### What is needed
Copy out all the lines in the records that include the word "Output".

### Stored rows
· · ·

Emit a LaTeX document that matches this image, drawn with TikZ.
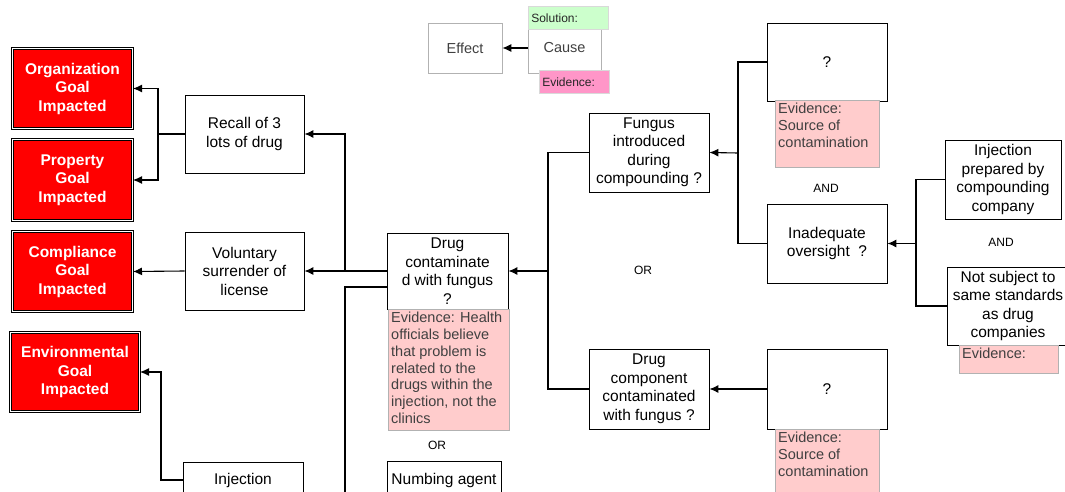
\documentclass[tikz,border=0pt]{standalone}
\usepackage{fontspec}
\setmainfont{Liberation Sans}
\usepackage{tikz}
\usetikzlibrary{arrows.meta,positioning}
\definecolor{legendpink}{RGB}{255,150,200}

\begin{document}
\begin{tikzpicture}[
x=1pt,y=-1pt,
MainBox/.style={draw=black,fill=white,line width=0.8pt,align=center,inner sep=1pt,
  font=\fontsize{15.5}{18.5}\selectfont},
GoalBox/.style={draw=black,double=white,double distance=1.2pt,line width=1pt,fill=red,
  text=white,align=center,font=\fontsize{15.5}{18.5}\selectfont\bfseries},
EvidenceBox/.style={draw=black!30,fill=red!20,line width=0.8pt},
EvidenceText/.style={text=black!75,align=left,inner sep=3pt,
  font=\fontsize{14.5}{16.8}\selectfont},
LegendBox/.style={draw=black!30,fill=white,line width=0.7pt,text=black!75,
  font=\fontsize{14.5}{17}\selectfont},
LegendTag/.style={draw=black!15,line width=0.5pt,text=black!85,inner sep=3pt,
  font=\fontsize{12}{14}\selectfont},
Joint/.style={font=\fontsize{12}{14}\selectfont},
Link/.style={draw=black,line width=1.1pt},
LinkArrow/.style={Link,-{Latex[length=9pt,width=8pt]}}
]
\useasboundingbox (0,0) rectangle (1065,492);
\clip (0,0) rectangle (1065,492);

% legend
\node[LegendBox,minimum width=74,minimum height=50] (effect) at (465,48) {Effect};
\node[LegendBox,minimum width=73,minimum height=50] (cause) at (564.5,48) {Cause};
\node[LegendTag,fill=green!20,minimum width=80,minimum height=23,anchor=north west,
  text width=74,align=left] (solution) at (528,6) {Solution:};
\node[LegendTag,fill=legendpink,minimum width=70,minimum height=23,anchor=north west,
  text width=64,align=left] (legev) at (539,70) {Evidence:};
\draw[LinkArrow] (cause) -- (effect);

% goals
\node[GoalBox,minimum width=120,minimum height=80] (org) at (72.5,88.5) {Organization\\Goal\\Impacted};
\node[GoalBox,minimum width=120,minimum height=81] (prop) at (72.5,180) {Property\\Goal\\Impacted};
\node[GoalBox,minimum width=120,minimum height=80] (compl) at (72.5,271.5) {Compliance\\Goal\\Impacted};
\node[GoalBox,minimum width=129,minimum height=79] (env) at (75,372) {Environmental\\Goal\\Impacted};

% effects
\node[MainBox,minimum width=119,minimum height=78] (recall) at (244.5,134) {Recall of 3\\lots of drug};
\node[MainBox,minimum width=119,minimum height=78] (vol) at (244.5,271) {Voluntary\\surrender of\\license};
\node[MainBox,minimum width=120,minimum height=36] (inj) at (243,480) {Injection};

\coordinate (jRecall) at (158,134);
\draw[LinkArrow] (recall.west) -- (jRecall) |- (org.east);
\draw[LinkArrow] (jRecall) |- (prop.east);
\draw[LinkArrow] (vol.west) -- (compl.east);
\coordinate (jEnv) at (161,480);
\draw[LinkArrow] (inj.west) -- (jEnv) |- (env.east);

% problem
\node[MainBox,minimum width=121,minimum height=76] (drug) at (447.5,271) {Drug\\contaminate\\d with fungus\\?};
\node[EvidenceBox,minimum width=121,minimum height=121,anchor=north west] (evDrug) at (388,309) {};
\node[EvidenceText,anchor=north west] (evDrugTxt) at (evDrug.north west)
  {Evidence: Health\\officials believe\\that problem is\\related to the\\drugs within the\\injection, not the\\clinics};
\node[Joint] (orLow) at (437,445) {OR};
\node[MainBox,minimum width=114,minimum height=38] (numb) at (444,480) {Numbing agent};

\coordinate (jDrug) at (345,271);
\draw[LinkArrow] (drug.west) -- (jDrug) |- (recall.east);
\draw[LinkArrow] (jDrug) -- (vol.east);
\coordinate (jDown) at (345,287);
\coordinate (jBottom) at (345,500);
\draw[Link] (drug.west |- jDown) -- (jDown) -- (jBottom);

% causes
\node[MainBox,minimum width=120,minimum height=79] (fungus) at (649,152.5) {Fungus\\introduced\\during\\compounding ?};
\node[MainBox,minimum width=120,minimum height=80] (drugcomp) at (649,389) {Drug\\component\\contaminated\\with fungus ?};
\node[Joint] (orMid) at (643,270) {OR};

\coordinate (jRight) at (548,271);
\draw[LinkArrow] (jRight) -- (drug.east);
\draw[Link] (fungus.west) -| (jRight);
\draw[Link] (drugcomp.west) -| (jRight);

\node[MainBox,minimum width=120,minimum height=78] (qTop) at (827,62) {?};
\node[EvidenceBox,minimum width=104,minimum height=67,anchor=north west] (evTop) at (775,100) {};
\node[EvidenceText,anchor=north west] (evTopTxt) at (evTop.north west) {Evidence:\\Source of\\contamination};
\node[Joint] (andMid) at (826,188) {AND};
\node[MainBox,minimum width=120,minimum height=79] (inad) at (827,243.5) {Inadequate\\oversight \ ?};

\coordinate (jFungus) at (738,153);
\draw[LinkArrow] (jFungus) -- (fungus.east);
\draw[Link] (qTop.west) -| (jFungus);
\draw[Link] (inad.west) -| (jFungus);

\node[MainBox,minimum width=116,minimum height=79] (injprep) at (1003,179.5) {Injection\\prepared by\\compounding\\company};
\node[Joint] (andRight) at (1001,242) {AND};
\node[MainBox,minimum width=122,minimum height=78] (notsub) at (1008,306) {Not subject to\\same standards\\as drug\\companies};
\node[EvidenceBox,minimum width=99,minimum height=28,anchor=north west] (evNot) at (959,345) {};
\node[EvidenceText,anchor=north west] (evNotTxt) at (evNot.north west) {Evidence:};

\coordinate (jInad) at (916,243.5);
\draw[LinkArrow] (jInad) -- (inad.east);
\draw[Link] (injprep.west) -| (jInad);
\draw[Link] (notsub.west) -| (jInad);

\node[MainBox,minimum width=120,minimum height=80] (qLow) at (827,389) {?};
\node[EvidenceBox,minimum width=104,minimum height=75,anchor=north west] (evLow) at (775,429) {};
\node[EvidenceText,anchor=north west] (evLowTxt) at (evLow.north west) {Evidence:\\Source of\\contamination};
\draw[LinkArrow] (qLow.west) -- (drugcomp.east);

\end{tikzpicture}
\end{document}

· · ·

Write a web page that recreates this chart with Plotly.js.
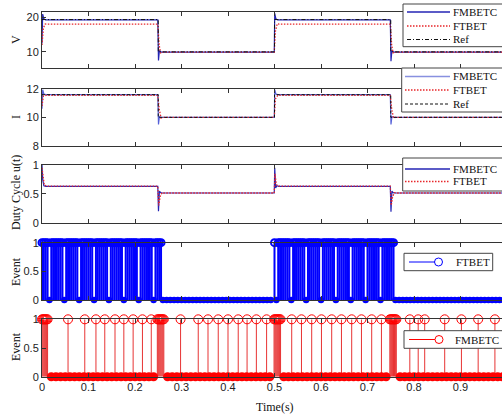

· · ·

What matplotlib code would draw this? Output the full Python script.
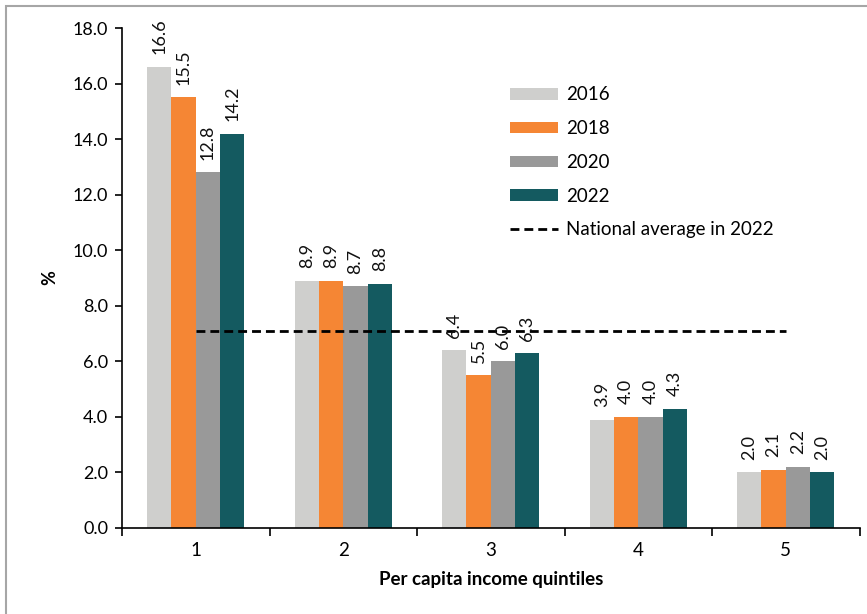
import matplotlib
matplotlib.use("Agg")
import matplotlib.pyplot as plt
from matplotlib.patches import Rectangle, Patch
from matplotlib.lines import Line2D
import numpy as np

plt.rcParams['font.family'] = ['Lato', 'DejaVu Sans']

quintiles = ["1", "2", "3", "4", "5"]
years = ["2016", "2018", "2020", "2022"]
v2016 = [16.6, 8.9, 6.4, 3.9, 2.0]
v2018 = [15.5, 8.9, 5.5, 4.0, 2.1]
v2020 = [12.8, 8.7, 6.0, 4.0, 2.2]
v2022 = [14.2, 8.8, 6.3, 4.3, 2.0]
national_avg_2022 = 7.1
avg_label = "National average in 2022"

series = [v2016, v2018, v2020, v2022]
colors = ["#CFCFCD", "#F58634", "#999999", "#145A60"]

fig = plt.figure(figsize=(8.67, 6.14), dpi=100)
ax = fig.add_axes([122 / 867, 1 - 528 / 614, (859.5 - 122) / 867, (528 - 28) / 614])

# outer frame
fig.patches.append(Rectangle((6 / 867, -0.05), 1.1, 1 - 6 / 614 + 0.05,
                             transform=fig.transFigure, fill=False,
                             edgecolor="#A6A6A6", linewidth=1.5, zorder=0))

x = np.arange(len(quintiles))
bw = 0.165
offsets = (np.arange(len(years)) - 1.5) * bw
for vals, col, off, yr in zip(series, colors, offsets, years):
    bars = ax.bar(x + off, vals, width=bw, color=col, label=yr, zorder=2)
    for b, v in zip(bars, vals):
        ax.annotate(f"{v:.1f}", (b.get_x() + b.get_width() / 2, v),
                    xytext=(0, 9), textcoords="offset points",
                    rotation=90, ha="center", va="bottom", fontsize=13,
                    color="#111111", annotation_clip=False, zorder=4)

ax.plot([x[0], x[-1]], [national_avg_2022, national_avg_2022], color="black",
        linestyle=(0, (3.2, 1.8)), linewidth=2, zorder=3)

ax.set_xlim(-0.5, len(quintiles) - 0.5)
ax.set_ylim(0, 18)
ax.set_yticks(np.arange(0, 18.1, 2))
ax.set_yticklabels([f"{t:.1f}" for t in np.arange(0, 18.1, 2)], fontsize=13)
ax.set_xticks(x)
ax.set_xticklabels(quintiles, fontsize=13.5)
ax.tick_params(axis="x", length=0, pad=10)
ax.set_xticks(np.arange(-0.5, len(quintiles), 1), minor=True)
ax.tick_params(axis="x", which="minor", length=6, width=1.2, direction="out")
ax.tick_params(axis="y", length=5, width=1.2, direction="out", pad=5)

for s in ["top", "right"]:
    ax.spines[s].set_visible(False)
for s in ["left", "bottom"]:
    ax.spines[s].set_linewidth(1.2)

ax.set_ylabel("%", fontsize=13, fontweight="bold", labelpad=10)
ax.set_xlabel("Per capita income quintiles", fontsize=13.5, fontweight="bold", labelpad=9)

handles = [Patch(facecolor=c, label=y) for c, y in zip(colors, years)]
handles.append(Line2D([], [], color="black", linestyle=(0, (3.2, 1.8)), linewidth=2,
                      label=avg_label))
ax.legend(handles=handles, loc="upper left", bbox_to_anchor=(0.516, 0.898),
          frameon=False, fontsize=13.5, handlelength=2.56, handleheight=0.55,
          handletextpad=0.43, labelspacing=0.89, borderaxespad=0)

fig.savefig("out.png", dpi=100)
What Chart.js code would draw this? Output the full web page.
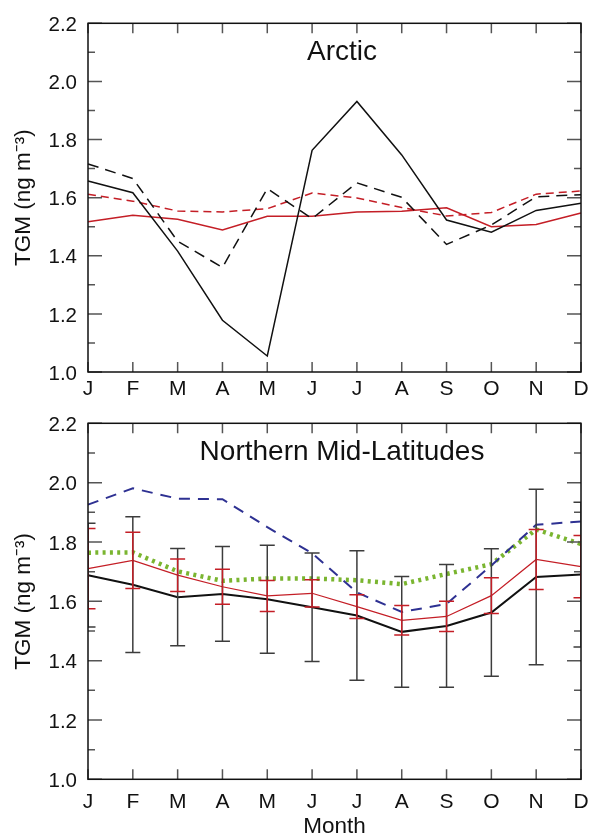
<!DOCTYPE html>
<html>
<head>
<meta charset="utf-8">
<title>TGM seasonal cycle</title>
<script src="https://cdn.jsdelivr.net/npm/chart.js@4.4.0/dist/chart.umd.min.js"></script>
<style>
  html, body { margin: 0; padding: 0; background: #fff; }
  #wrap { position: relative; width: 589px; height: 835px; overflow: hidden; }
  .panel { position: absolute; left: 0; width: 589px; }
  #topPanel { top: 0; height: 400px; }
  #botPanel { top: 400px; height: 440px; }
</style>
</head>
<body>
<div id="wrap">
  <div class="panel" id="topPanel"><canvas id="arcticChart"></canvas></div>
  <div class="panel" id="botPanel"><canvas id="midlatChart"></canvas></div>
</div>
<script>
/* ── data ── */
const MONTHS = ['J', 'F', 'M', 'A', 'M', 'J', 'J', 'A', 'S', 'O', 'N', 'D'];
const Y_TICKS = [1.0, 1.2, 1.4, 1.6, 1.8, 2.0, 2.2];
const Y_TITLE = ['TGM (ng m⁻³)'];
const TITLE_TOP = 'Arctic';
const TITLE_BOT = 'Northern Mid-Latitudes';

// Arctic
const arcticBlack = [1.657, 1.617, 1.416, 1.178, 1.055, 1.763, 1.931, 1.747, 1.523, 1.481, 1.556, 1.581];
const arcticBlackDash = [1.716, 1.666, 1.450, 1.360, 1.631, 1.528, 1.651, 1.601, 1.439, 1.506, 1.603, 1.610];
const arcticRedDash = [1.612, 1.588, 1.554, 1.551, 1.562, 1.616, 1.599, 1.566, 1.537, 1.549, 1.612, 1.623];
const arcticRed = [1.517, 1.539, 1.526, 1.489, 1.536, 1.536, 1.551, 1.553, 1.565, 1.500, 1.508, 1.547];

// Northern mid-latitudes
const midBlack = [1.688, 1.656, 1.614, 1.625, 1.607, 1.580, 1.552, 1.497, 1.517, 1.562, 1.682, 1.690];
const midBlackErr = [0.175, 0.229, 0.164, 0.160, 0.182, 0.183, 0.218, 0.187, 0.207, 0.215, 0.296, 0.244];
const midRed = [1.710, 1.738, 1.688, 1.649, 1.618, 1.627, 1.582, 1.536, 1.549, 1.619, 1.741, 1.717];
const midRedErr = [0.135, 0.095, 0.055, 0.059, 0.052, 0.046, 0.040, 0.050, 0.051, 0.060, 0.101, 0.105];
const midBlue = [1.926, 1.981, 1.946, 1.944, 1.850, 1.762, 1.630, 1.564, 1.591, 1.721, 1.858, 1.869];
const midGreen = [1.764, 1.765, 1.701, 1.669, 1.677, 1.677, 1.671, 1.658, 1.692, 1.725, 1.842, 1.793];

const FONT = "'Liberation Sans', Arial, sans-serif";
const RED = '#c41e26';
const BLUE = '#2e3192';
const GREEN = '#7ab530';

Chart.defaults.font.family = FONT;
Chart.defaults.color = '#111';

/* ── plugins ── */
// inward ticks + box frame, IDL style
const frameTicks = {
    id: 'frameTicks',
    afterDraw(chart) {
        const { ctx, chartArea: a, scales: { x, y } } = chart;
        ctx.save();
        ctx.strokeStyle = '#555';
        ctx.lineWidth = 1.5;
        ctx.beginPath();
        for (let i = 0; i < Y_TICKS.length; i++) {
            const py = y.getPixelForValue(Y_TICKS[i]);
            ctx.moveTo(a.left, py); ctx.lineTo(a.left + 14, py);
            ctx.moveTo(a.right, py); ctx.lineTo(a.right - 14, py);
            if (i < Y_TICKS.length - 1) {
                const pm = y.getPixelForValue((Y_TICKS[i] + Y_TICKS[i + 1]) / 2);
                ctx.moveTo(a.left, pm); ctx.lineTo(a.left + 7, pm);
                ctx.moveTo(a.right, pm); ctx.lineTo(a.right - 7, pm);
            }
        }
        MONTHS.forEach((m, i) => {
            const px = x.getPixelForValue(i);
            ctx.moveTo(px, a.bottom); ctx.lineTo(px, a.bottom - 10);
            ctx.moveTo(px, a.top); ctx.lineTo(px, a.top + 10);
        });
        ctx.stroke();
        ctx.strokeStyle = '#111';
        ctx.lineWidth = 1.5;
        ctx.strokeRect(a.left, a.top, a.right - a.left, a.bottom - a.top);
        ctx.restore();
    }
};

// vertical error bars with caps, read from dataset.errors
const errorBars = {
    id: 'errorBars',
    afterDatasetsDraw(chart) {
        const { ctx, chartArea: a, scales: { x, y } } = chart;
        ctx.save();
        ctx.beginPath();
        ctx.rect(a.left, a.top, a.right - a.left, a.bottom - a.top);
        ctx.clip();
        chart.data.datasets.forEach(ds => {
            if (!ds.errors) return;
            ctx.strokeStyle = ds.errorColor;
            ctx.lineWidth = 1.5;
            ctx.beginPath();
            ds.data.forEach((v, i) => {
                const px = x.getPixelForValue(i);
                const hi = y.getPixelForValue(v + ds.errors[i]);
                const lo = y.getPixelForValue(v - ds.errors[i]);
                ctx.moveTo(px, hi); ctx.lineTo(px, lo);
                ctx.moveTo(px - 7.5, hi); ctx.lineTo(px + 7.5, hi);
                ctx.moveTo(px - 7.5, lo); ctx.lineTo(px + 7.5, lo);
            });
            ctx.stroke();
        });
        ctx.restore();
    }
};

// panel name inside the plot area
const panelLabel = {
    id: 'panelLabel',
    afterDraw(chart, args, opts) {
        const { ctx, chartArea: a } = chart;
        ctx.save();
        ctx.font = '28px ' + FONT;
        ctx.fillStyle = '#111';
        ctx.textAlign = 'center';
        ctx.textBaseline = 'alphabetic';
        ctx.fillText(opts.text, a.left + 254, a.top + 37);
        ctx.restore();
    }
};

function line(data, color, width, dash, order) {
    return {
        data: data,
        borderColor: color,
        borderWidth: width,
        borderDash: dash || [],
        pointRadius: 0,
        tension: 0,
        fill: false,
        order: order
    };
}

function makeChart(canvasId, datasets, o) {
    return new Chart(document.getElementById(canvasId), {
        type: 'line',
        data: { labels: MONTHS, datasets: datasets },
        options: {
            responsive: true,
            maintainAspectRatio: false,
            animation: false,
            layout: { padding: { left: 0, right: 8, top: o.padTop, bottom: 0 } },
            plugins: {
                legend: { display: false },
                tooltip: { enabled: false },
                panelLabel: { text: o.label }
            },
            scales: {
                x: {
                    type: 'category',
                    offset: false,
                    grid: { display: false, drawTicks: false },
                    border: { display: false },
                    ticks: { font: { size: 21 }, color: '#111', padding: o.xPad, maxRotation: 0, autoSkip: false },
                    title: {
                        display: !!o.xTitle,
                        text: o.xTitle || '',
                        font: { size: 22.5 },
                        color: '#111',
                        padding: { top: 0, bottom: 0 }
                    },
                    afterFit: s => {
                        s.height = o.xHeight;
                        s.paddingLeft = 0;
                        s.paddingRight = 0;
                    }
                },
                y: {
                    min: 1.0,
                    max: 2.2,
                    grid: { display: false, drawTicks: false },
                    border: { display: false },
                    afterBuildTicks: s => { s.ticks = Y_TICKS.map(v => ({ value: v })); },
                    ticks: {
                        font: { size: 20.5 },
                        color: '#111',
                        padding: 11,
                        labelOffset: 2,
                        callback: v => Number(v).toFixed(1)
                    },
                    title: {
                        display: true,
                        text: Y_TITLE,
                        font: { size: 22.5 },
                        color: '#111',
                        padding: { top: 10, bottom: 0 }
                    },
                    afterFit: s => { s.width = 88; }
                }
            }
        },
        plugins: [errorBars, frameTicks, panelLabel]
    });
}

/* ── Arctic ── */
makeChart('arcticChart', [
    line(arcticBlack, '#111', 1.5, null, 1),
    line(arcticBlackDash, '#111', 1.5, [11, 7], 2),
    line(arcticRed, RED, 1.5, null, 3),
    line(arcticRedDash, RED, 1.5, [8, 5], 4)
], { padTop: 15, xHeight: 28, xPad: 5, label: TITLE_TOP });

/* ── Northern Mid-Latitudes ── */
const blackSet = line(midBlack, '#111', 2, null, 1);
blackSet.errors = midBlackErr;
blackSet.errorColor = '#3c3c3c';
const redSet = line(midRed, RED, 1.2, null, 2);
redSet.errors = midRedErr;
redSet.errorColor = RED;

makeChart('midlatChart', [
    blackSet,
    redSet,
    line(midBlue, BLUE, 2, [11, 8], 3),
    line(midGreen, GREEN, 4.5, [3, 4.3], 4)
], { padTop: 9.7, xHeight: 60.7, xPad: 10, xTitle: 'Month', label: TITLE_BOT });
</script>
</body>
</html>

· · ·

### Solution to the exercise
What matplotlib code would draw this? Output the full Python script.
What Chart.js code would draw this? Output the full web page.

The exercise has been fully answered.